WORK TO DO — Pull out exactly the lines from the line containing "Emit a Python" to the line containing "width=1.3, pad=22, direction='out')", both lines included, with pictures removed from the copy.

BEGIN DATA SECTION

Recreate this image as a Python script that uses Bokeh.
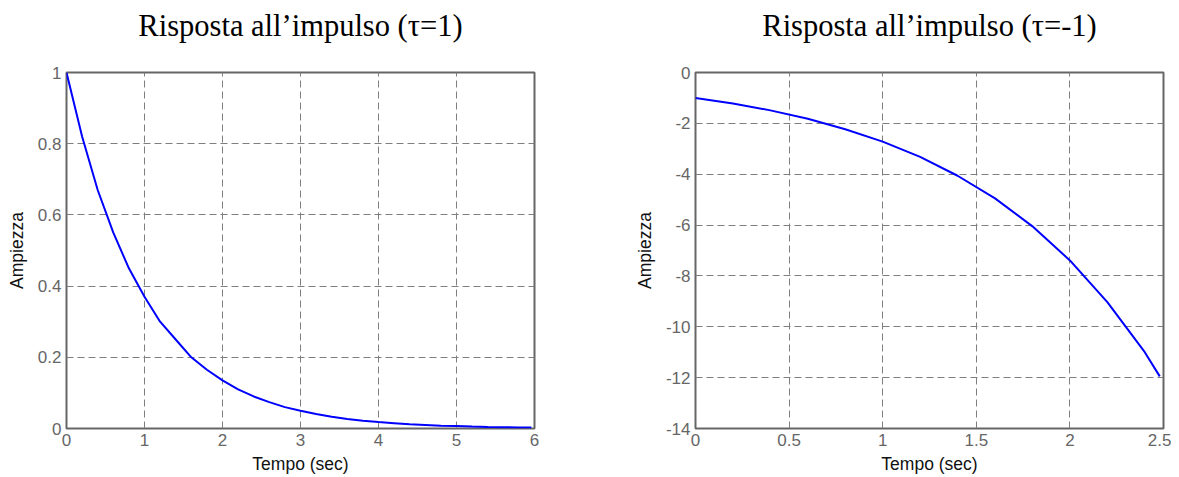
from bokeh.plotting import figure
from bokeh.layouts import row
from bokeh.models import Range1d, FixedTicker, Title
from bokeh.embed import file_html
from bokeh.resources import INLINE

# ---- data ----
t_pos = [0.0, 0.2, 0.4, 0.6, 0.8, 1.0, 1.2, 1.4, 1.6, 1.8, 2.0, 2.2, 2.4, 2.6, 2.8,
         3.0, 3.2, 3.4, 3.6, 3.8, 4.0, 4.2, 4.4, 4.6, 4.8, 5.0, 5.2, 5.4, 5.6, 5.8, 5.96]
y_pos = [1.0, 0.82, 0.67, 0.55, 0.45, 0.37, 0.30, 0.25, 0.20, 0.165, 0.135, 0.11, 0.09,
         0.074, 0.06, 0.05, 0.041, 0.033, 0.027, 0.022, 0.018, 0.015, 0.012, 0.010,
         0.008, 0.0067, 0.0055, 0.0045, 0.0037, 0.003, 0.0026]

t_neg = [0.0, 0.2, 0.4, 0.6, 0.8, 1.0, 1.2, 1.4, 1.6, 1.8, 2.0, 2.2, 2.4, 2.48]
y_neg = [-1.0, -1.22, -1.49, -1.82, -2.23, -2.72, -3.32, -4.06, -4.95, -6.05, -7.39,
         -9.03, -11.0, -11.95]

x_ticks_left = [0, 1, 2, 3, 4, 5, 6]
y_ticks_left = [0, 0.2, 0.4, 0.6, 0.8, 1]
x_ticks_right = [0, 0.5, 1, 1.5, 2, 2.5]
y_ticks_right = [-14, -12, -10, -8, -6, -4, -2, 0]

title_left = "Risposta all\u2019impulso (\u03c4=1)"
title_right = "Risposta all\u2019impulso (\u03c4=-1)"
x_label = "Tempo (sec)"
y_label = "Ampiezza"


def fmt(v):
    return "%g" % v


def make(xs, ys, xr, yr, xt, yt, title, mbl, mbr, toff):
    p = figure(frame_width=468, frame_height=356, output_backend="svg",
               toolbar_location=None, x_range=Range1d(*xr), y_range=Range1d(*yr),
               min_border_left=mbl, min_border_right=mbr, min_border_top=72,
               min_border_bottom=20, title=None)

    # spacer (closest to the frame), then the real title above it
    p.add_layout(Title(text=" ", text_font_size="10px", standoff=11), "above")
    p.add_layout(Title(text=title, text_font="Liberation Serif",
                       text_font_size="30.5px", text_font_style="normal",
                       text_color="#000000", align="center", offset=toff,
                       standoff=12), "above")

    p.line(xs, ys, line_color="#0000ff", line_width=2)

    p.xaxis.ticker = FixedTicker(ticks=xt)
    p.yaxis.ticker = FixedTicker(ticks=yt)
    p.xaxis.major_label_overrides = {v: fmt(v) for v in xt}
    p.yaxis.major_label_overrides = {v: fmt(v) for v in yt}
    for ax in (p.xaxis, p.yaxis):
        ax.axis_line_color = None
        ax.major_tick_in = 0
        ax.major_tick_out = 0
        ax.minor_tick_line_color = None
        ax.major_label_text_font = "Liberation Sans"
        ax.major_label_text_font_size = "17px"
        ax.major_label_text_color = "#666666"
        ax.axis_label_text_font = "Liberation Sans"
        ax.axis_label_text_font_size = "17.5px"
        ax.axis_label_text_font_style = "normal"
        ax.axis_label_text_color = "#111111"
    p.xaxis.major_label_standoff = 5
    p.yaxis.major_label_standoff = 5
    p.xaxis.axis_label = x_label
    p.yaxis.axis_label = y_label
    p.xaxis.axis_label_standoff = 5
    p.yaxis.axis_label_standoff = 8

    p.grid.grid_line_color = "#7f7f7f"
    p.grid.grid_line_dash = "7 4"
    p.grid.grid_line_width = 1
    p.outline_line_color = "#666666"
    p.outline_line_width = 2
    p.background_fill_color = "white"
    p.border_fill_color = "white"
    return p


p1 = make(t_pos, y_pos, (0, 6), (0, 1), x_ticks_left, y_ticks_left, title_left, 66, 60, -5)
p2 = make(t_neg, y_neg, (0, 2.5), (-14, 0), x_ticks_right, y_ticks_right, title_right, 101, 8, 0)

layout = row(p1, p2, spacing=0)
open("out.html", "w").write(file_html(layout, INLINE))
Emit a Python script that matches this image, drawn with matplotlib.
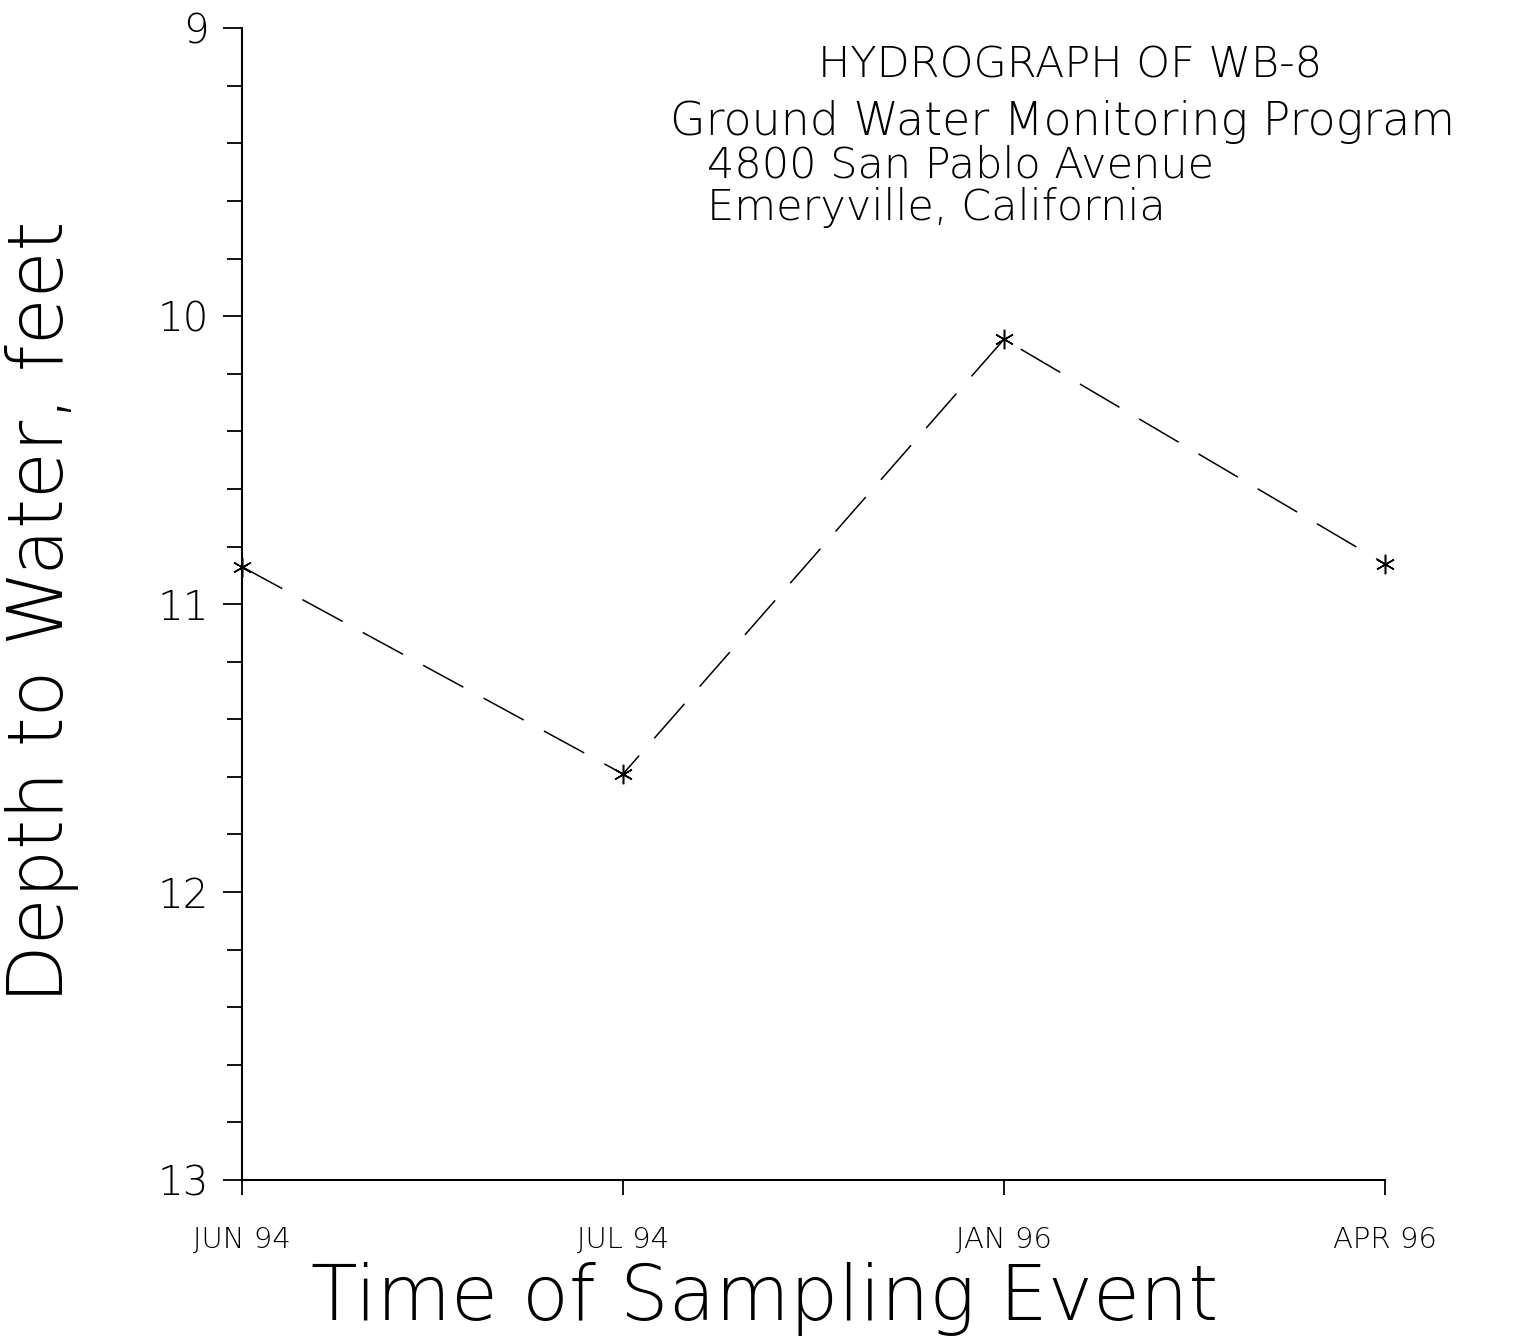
import matplotlib.pyplot as plt
from matplotlib.ticker import MultipleLocator

# Sampling events and depth to water readings (feet)
events = ["JUN 94", "JUL 94", "JAN 96", "APR 96"]
depth = [10.87, 11.59, 10.08, 10.86]

title_lines = [
    "HYDROGRAPH OF WB-8",
    "Ground Water Monitoring Program",
    "4800 San Pablo Avenue",
    "Emeryville, California",
]

plt.rcParams['font.family'] = ['DejaVu Sans']

fig = plt.figure(figsize=(15.18, 13.36), dpi=100)
ax = fig.add_axes([0.1594, 0.1168, 0.753, 0.862])

x = list(range(len(events)))
ax.plot(x, depth, color='black', lw=1.1, ls=(0, (30, 15)),
        marker=(6, 2, 0), markersize=14, markeredgewidth=1.1, clip_on=False)

ax.set_xlim(0, len(events) - 1)
ax.set_ylim(13, 9)
ax.set_xticks(x)
ax.set_xticklabels(events, fontsize=21, fontweight='light')
ax.yaxis.set_minor_locator(MultipleLocator(0.2))
ax.set_yticks([9, 10, 11, 12, 13])
ax.set_yticklabels(["9", "10", "11", "12", "13"], fontsize=29, fontweight='light')

ax.spines['top'].set_visible(False)
ax.spines['right'].set_visible(False)
for s in ['left', 'bottom']:
    ax.spines[s].set_linewidth(1.5)
ax.tick_params(axis='y', which='major', length=14, width=1.3, pad=10, direction='out')
ax.tick_params(axis='y', which='minor', length=11, width=1.3, direction='out')
ax.tick_params(axis='x', length=11, width=1.3, pad=22, direction='out')

# title block, upper right
fig.text(1070 / 1518, 1 - 78 / 1336, title_lines[0], fontsize=31,
         fontweight='light', ha='center', va='baseline')
fig.text(1062 / 1518, 1 - 135 / 1336, title_lines[1], fontsize=33,
         fontweight='light', ha='center', va='baseline')
fig.text(707 / 1518, 1 - 178 / 1336, title_lines[2], fontsize=31,
         fontweight='light', ha='left', va='baseline')
fig.text(707 / 1518, 1 - 220 / 1336, title_lines[3], fontsize=31,
         fontweight='light', ha='left', va='baseline')

fig.text(42 / 1518, 0.542, "Depth to Water, feet", fontsize=55,
         fontweight='light', rotation=90, ha='center', va='center')
fig.text(765 / 1518, 1 - 1320 / 1336, "Time of Sampling Event", fontsize=55,
         fontweight='light', ha='center', va='baseline')

fig.savefig("out.png", dpi=100)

END DATA SECTION

RESPONSE TO THIS TASK —
Emit a Python script that matches this image, drawn with matplotlib.
import matplotlib.pyplot as plt
from matplotlib.ticker import MultipleLocator

# Sampling events and depth to water readings (feet)
events = ["JUN 94", "JUL 94", "JAN 96", "APR 96"]
depth = [10.87, 11.59, 10.08, 10.86]

title_lines = [
    "HYDROGRAPH OF WB-8",
    "Ground Water Monitoring Program",
    "4800 San Pablo Avenue",
    "Emeryville, California",
]

plt.rcParams['font.family'] = ['DejaVu Sans']

fig = plt.figure(figsize=(15.18, 13.36), dpi=100)
ax = fig.add_axes([0.1594, 0.1168, 0.753, 0.862])

x = list(range(len(events)))
ax.plot(x, depth, color='black', lw=1.1, ls=(0, (30, 15)),
        marker=(6, 2, 0), markersize=14, markeredgewidth=1.1, clip_on=False)

ax.set_xlim(0, len(events) - 1)
ax.set_ylim(13, 9)
ax.set_xticks(x)
ax.set_xticklabels(events, fontsize=21, fontweight='light')
ax.yaxis.set_minor_locator(MultipleLocator(0.2))
ax.set_yticks([9, 10, 11, 12, 13])
ax.set_yticklabels(["9", "10", "11", "12", "13"], fontsize=29, fontweight='light')

ax.spines['top'].set_visible(False)
ax.spines['right'].set_visible(False)
for s in ['left', 'bottom']:
    ax.spines[s].set_linewidth(1.5)
ax.tick_params(axis='y', which='major', length=14, width=1.3, pad=10, direction='out')
ax.tick_params(axis='y', which='minor', length=11, width=1.3, direction='out')
ax.tick_params(axis='x', length=11, width=1.3, pad=22, direction='out')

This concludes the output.